Per la prima volta la silent majority trova in lui un presidente che le dà piena rappresentanza.
Il
rischio di una deflagrazione dell’America è in questa terribile novità,
forse anche prevista, ma, ora che si manifesta in tutta la sua
magnitudine, è estremamente preoccupante.
Gli Stati Uniti sono dai
loro albori terra di immigrati, e hanno continuato a esserlo. È ancora
l’approdo numero uno dell’immigrazione e il suo sviluppo è tuttora
intimamente legato al volano dell’immigrazione. Non solo braccia ma
menti, spesso le menti migliori, da ogni parte del mondo. La
conflittualità ha accompagnato questo percorso, ma quando le tendenze
all’inclusione e alla coesione hanno avuto la meglio, il melting pot che
ne è derivato ha consentito di dispiegare le migliori energie. Barack
Obama ha fatto sempre appello a questa America, fin dal suo primo
discorso alla convention di Boston, nel 2004. Non un appello buonista ma
realista. Ancora più sensato in tempi di crisi, dove è più facile che
la demagogia soffi sul fuoco delle diversità per ridurle a rivalità tra
comunità. Il melting pot è tale se ha una base condivisa su cui
poggiare.
Questo sforzo unitario è stato duramente contrastato
dalla destra e anche, tra i suoi sostenitori, non è stato compreso,
specie quando la sequenza di crimini della polizia contro i neri si è
intensificata. Gli si è perfino attribuita la responsabilità di non aver
fatto abbastanza per i suoi fratelli, lui primo presidente nero, quando
era evidente il contrario: la Casa bianca e i ghetti erano nell’occhio
del ciclone di un’ondata razzista cavalcata dalla destra. Obama, fin dal
suo esordio, è stato il presidente di tutti gli americani, non di una
parte di essi, fossero anche i suoi fratelli ancora discriminati, come
avrebbero voluto i razzisti, per connotarlo, ma anche un certi
paternalismo progressista.
È stato il suo il modo migliore, più
alto, per rappresentarli, quello di essere sempre il presidente di
tutti.

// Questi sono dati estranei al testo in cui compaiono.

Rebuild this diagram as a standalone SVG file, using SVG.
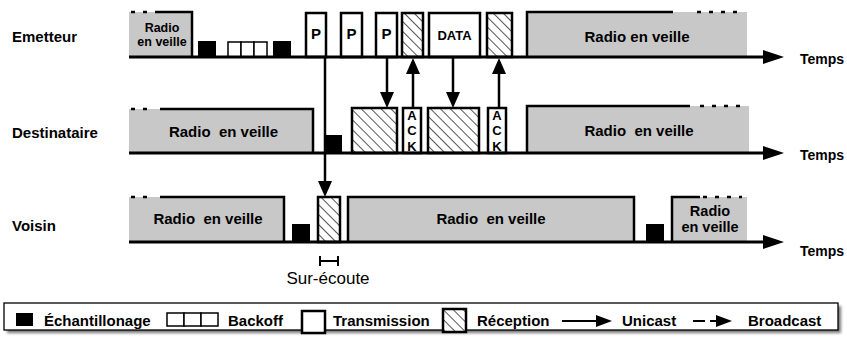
<svg xmlns="http://www.w3.org/2000/svg" width="847" height="341" viewBox="0 0 847 341">
  <style>
    text { font-family: "Liberation Sans", Arial, Helvetica, sans-serif; font-weight: bold; fill: #000; }
    .row { font-size: 15px; }
    .temps { font-size: 14px; }
    .sleep { fill: #c8c8c8; stroke: none; }
    .edge { stroke: #000; stroke-width: 2.5; fill: none; }
    .dots { stroke: #000; stroke-width: 2.5; fill: none; stroke-dasharray: 4 8; }
    .axis { stroke: #000; stroke-width: 3; fill: none; }
    .tx { fill: #fff; stroke: #000; stroke-width: 2.5; }
    .rx { fill: url(#hatch); stroke: #000; stroke-width: 2.5; }
    .sample { fill: #000; }
    .backoff { fill: #fff; stroke: #000; stroke-width: 1.5; }
    .conn { stroke: #000; stroke-width: 2.5; fill: none; marker-end: url(#ah); }
    .lbl { font-size: 15px; text-anchor: middle; }
    .lbl-s { font-size: 12.5px; text-anchor: middle; }
    .legend { font-size: 15px; }
    .note { font-size: 17px; font-weight: normal; text-anchor: middle; }
  </style>
  <defs>
    <pattern id="hatch" patternUnits="userSpaceOnUse" width="7" height="7" patternTransform="rotate(45)">
      <rect width="7" height="7" fill="#fff"/>
      <line x1="0" y1="3.5" x2="7" y2="3.5" stroke="#444" stroke-width="0.9"/>
    </pattern>
    <marker id="ah" viewBox="0 0 16 14" refX="4" refY="7" markerWidth="16" markerHeight="14" markerUnits="userSpaceOnUse" orient="auto">
      <path d="M0,0 L16,7 L0,14 z" fill="#000"/>
    </marker>
    <marker id="ahs" viewBox="0 0 16 12" refX="4" refY="6" markerWidth="16" markerHeight="12" markerUnits="userSpaceOnUse" orient="auto">
      <path d="M0,0 L16,6 L0,12 z" fill="#000"/>
    </marker>
    <filter id="shadow" x="-5%" y="-50%" width="110%" height="200%">
      <feGaussianBlur stdDeviation="1.5"/>
    </filter>
  </defs>

  <!-- ===== Emetteur timeline ===== -->
  <g id="emetteur">
    <text class="row" x="12" y="42">Emetteur</text>
    <g id="em-sleep-1">
      <rect class="sleep" x="129" y="12" width="63" height="45"/>
      <line class="dots" x1="131" y1="12" x2="152" y2="12"/>
      <path class="edge" d="M155,12 H192 V57"/>
      <text class="lbl-s" x="162" y="32">Radio</text>
      <text class="lbl-s" x="162" y="46">en veille</text>
    </g>
    <rect id="em-sample-1" class="sample" x="198" y="41" width="18" height="16"/>
    <g id="em-backoff">
      <rect class="backoff" x="228" y="42" width="13" height="15"/>
      <rect class="backoff" x="241" y="42" width="13" height="15"/>
      <rect class="backoff" x="254" y="42" width="13" height="15"/>
    </g>
    <rect id="em-sample-2" class="sample" x="273" y="41" width="18" height="16"/>
    <g id="em-p1"><rect class="tx" x="306" y="13" width="20" height="44"/><text class="lbl" x="316" y="39">P</text></g>
    <g id="em-p2"><rect class="tx" x="341" y="13" width="21" height="44"/><text class="lbl" x="351.5" y="39">P</text></g>
    <g id="em-p3"><rect class="tx" x="376" y="13" width="21" height="44"/><text class="lbl" x="386.5" y="39">P</text></g>
    <rect id="em-rx-1" class="rx" x="402" y="13" width="21" height="44"/>
    <g id="em-data"><rect class="tx" x="429" y="13" width="51" height="44"/><text x="454.5" y="40" font-size="13" text-anchor="middle">DATA</text></g>
    <rect id="em-rx-2" class="rx" x="487" y="13" width="25" height="44"/>
    <g id="em-sleep-2">
      <rect class="sleep" x="527" y="12" width="220" height="45"/>
      <path class="edge" d="M527,57 V12 H673"/>
      <line class="dots" x1="697" y1="12" x2="742" y2="12"/>
      <text class="lbl" x="637" y="42">Radio en veille</text>
    </g>
    <line class="axis" x1="129" y1="57" x2="766" y2="57"/>
    <path d="M763,50 L784,57 L763,64 z"/>
    <text class="temps" x="800" y="64">Temps</text>
  </g>

  <!-- ===== Destinataire timeline ===== -->
  <g id="destinataire">
    <text class="row" x="12" y="138">Destinataire</text>
    <g id="de-sleep-1">
      <rect class="sleep" x="129" y="109" width="184" height="44"/>
      <line class="dots" x1="131" y1="109" x2="152" y2="109"/>
      <path class="edge" d="M160,109 H313 V153"/>
      <text class="lbl" x="223.5" y="137" xml:space="preserve">Radio  en veille</text>
    </g>
    <rect id="de-sample" class="sample" x="324" y="135" width="18" height="18"/>
    <rect id="de-rx-1" class="rx" x="352" y="108" width="45" height="45"/>
    <g id="de-ack-1">
      <rect class="tx" x="403" y="108" width="18" height="45"/>
      <text x="412" y="120" font-size="13" text-anchor="middle">A</text>
      <text x="412" y="135" font-size="13" text-anchor="middle">C</text>
      <text x="412" y="151" font-size="13" text-anchor="middle">K</text>
    </g>
    <rect id="de-rx-2" class="rx" x="428" y="108" width="51" height="45"/>
    <g id="de-ack-2">
      <rect class="tx" x="488" y="108" width="18" height="45"/>
      <text x="497" y="120" font-size="13" text-anchor="middle">A</text>
      <text x="497" y="135" font-size="13" text-anchor="middle">C</text>
      <text x="497" y="151" font-size="13" text-anchor="middle">K</text>
    </g>
    <g id="de-sleep-2">
      <rect class="sleep" x="527" y="106" width="222" height="47"/>
      <path class="edge" d="M527,153 V106 H690"/>
      <line class="dots" x1="700" y1="106" x2="745" y2="106"/>
      <text class="lbl" x="639" y="136" xml:space="preserve">Radio  en veille</text>
    </g>
    <line class="axis" x1="129" y1="153" x2="766" y2="153"/>
    <path d="M763,146 L784,153 L763,160 z"/>
    <text class="temps" x="800" y="160">Temps</text>
  </g>

  <!-- ===== Voisin timeline ===== -->
  <g id="voisin">
    <text class="row" x="12" y="231">Voisin</text>
    <g id="vo-sleep-1">
      <rect class="sleep" x="129" y="197" width="155" height="45"/>
      <line class="dots" x1="131" y1="197" x2="152" y2="197"/>
      <path class="edge" d="M160,197 H284 V242"/>
      <text class="lbl" x="208" y="224" xml:space="preserve">Radio  en veille</text>
    </g>
    <rect id="vo-sample-1" class="sample" x="292" y="224" width="18" height="18"/>
    <rect id="vo-rx" class="rx" x="318" y="197" width="22" height="45"/>
    <g id="vo-sleep-2">
      <rect class="sleep" x="348" y="197" width="286" height="45"/>
      <path class="edge" d="M348,242 V197 H634 V242"/>
      <text class="lbl" x="491" y="224" xml:space="preserve">Radio  en veille</text>
    </g>
    <rect id="vo-sample-2" class="sample" x="646" y="224" width="18" height="18"/>
    <g id="vo-sleep-3">
      <rect class="sleep" x="672" y="197" width="75" height="45"/>
      <path class="edge" d="M672,242 V197 H700"/>
      <line class="dots" x1="703" y1="197" x2="742" y2="197"/>
      <text x="710" y="216" font-size="14.5" text-anchor="middle">Radio</text>
      <text x="710" y="232" font-size="14.5" text-anchor="middle">en veille</text>
    </g>
    <line class="axis" x1="129" y1="242" x2="766" y2="242"/>
    <path d="M763,235 L784,242 L763,249 z"/>
    <text class="temps" x="800" y="256">Temps</text>
  </g>

  <!-- ===== Overhearing window ===== -->
  <g id="sur-ecoute">
    <path d="M320,256 V266 M338,256 V266 M320,261 H338" stroke="#000" stroke-width="2" fill="none"/>
    <text class="note" x="328" y="284">Sur-écoute</text>
  </g>

  <!-- ===== Message exchanges ===== -->
  <g id="connectors">
    <line class="conn" x1="325" y1="57" x2="325" y2="185"/>
    <line class="conn" x1="387" y1="57" x2="387" y2="96"/>
    <line class="conn" x1="413" y1="108" x2="413" y2="70"/>
    <line class="conn" x1="453" y1="57" x2="453" y2="96"/>
    <line class="conn" x1="499" y1="108" x2="499" y2="70"/>
  </g>

  <!-- ===== Legend ===== -->
  <g id="legend">
    <rect x="7" y="306" width="834" height="27" fill="#777" filter="url(#shadow)"/>
    <rect x="4" y="303" width="834" height="27" fill="#fff" stroke="#000" stroke-width="1.3"/>
    <rect class="sample" x="16" y="313" width="17" height="13"/>
    <text class="legend" x="44" y="326">Échantillonage</text>
    <rect class="backoff" x="167" y="313" width="17" height="13" stroke-width="1.2"/>
    <rect class="backoff" x="184" y="313" width="17" height="13" stroke-width="1.2"/>
    <rect class="backoff" x="201" y="313" width="17" height="13" stroke-width="1.2"/>
    <text class="legend" x="228" y="326">Backoff</text>
    <rect class="tx" x="302" y="311" width="23" height="22"/>
    <text class="legend" x="333" y="326">Transmission</text>
    <rect class="rx" x="443" y="309" width="23" height="23" stroke-width="2"/>
    <text class="legend" x="477" y="326">Réception</text>
    <line x1="562" y1="321" x2="600" y2="321" stroke="#000" stroke-width="2" marker-end="url(#ahs)"/>
    <text class="legend" x="622" y="326">Unicast</text>
    <line x1="693" y1="321" x2="705" y2="321" stroke="#000" stroke-width="2"/>
    <line x1="710" y1="321" x2="720" y2="321" stroke="#000" stroke-width="2" marker-end="url(#ahs)"/>
    <text class="legend" x="748" y="326">Broadcast</text>
  </g>
</svg>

Con l’intento morale di portata strategica di tener unite e tra
loro cooperanti le diverse componenti della nazione, unica condizione di
crescita e di sviluppo per tutti, anche per chi vive discriminato nei
ghetti.
Il rovesciamento di questa visione porta Trump a occupare
la sua poltrona. Forte di una maggioranza al senato e alla camera. Le
manifestazioni in corso sono una prima sacrosanta reazione a questo
cambiamento dal carattere epocale. Difficile pensare, si dovessero anche
placare, che il conflitto si fermerà. Più probabile che s’intensifichi.